**Written task:** Quote verbatim the span of lines that begins the listing below and closes with the line containing "const overlaps = ['0%', '10%', '20%', '40%']".

════

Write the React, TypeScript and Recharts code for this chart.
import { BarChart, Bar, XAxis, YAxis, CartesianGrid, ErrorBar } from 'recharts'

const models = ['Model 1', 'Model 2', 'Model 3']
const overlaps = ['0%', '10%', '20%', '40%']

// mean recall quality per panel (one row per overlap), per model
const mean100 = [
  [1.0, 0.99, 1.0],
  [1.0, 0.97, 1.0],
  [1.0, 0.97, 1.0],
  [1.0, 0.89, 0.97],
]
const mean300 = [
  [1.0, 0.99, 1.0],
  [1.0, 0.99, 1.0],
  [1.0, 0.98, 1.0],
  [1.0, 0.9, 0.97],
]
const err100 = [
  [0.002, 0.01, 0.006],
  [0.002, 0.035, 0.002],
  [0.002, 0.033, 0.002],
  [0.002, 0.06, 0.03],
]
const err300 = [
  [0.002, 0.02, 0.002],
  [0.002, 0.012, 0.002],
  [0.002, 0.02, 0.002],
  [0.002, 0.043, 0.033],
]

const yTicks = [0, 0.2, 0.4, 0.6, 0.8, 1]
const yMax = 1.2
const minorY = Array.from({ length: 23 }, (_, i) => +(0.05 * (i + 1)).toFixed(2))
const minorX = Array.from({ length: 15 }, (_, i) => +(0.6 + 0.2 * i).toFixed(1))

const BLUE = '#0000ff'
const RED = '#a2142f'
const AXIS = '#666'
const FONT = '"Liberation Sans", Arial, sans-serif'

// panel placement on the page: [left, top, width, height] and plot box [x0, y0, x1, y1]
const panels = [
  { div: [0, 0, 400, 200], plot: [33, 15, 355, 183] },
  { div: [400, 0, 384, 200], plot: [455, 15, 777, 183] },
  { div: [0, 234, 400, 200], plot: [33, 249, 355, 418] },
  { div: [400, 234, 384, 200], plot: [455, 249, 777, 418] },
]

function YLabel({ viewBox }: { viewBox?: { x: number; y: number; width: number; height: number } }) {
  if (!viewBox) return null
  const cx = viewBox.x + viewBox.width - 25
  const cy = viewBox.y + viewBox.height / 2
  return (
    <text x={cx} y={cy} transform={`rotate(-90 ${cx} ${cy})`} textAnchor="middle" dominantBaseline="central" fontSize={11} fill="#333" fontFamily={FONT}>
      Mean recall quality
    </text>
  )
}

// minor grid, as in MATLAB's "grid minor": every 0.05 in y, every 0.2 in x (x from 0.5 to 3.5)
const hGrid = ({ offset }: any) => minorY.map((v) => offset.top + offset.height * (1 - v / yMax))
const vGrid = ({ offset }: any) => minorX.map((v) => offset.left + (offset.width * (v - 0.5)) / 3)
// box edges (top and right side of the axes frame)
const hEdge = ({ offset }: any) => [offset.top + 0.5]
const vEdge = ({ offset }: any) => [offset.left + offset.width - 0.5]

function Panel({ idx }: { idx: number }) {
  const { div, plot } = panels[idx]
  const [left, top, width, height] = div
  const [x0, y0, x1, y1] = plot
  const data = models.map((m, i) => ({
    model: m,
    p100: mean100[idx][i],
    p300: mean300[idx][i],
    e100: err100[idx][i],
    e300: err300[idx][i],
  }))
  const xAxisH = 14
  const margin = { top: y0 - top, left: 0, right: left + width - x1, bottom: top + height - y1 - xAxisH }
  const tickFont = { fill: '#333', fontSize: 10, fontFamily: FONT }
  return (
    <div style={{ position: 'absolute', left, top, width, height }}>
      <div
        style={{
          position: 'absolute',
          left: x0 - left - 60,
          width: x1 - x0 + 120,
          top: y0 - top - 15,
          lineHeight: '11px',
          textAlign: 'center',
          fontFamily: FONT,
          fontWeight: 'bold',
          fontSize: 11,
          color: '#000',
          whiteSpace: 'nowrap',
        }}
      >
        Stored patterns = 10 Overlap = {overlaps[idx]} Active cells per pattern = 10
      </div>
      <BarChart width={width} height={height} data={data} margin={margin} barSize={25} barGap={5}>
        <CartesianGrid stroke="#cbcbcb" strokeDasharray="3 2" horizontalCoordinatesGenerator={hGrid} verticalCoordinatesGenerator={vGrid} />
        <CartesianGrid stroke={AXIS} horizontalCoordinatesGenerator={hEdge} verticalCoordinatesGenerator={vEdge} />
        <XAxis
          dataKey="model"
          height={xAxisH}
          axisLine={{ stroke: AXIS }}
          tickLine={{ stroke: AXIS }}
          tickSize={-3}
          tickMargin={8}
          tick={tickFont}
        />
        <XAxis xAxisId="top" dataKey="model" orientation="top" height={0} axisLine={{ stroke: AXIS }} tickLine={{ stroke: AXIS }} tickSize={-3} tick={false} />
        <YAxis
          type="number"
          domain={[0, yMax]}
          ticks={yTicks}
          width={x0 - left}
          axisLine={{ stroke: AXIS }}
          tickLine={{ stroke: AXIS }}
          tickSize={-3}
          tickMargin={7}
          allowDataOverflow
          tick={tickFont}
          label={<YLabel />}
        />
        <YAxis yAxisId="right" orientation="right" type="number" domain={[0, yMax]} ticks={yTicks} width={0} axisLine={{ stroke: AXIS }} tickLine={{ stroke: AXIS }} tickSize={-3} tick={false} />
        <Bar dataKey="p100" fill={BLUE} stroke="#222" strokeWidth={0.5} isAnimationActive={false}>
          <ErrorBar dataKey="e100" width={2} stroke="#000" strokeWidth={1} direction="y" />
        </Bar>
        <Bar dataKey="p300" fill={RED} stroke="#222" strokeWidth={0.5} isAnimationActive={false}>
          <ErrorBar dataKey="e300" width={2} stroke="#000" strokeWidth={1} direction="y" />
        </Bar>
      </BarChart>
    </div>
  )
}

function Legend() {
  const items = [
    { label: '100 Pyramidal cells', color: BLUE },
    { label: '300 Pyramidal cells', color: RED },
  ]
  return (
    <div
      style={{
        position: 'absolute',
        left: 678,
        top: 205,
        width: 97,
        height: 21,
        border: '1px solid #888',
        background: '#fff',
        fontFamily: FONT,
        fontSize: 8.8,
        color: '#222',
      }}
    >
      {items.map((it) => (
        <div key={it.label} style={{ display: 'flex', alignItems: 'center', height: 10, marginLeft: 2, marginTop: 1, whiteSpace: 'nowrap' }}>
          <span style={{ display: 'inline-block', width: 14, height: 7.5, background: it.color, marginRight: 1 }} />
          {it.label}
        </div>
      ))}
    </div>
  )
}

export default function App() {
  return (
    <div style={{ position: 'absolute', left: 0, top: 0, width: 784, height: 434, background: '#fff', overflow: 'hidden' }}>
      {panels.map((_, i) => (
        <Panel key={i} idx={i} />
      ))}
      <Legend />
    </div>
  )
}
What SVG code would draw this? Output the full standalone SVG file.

════

**Solved exercise:**
Write the React, TypeScript and Recharts code for this chart.
import { BarChart, Bar, XAxis, YAxis, CartesianGrid, ErrorBar } from 'recharts'

const models = ['Model 1', 'Model 2', 'Model 3']
const overlaps = ['0%', '10%', '20%', '40%']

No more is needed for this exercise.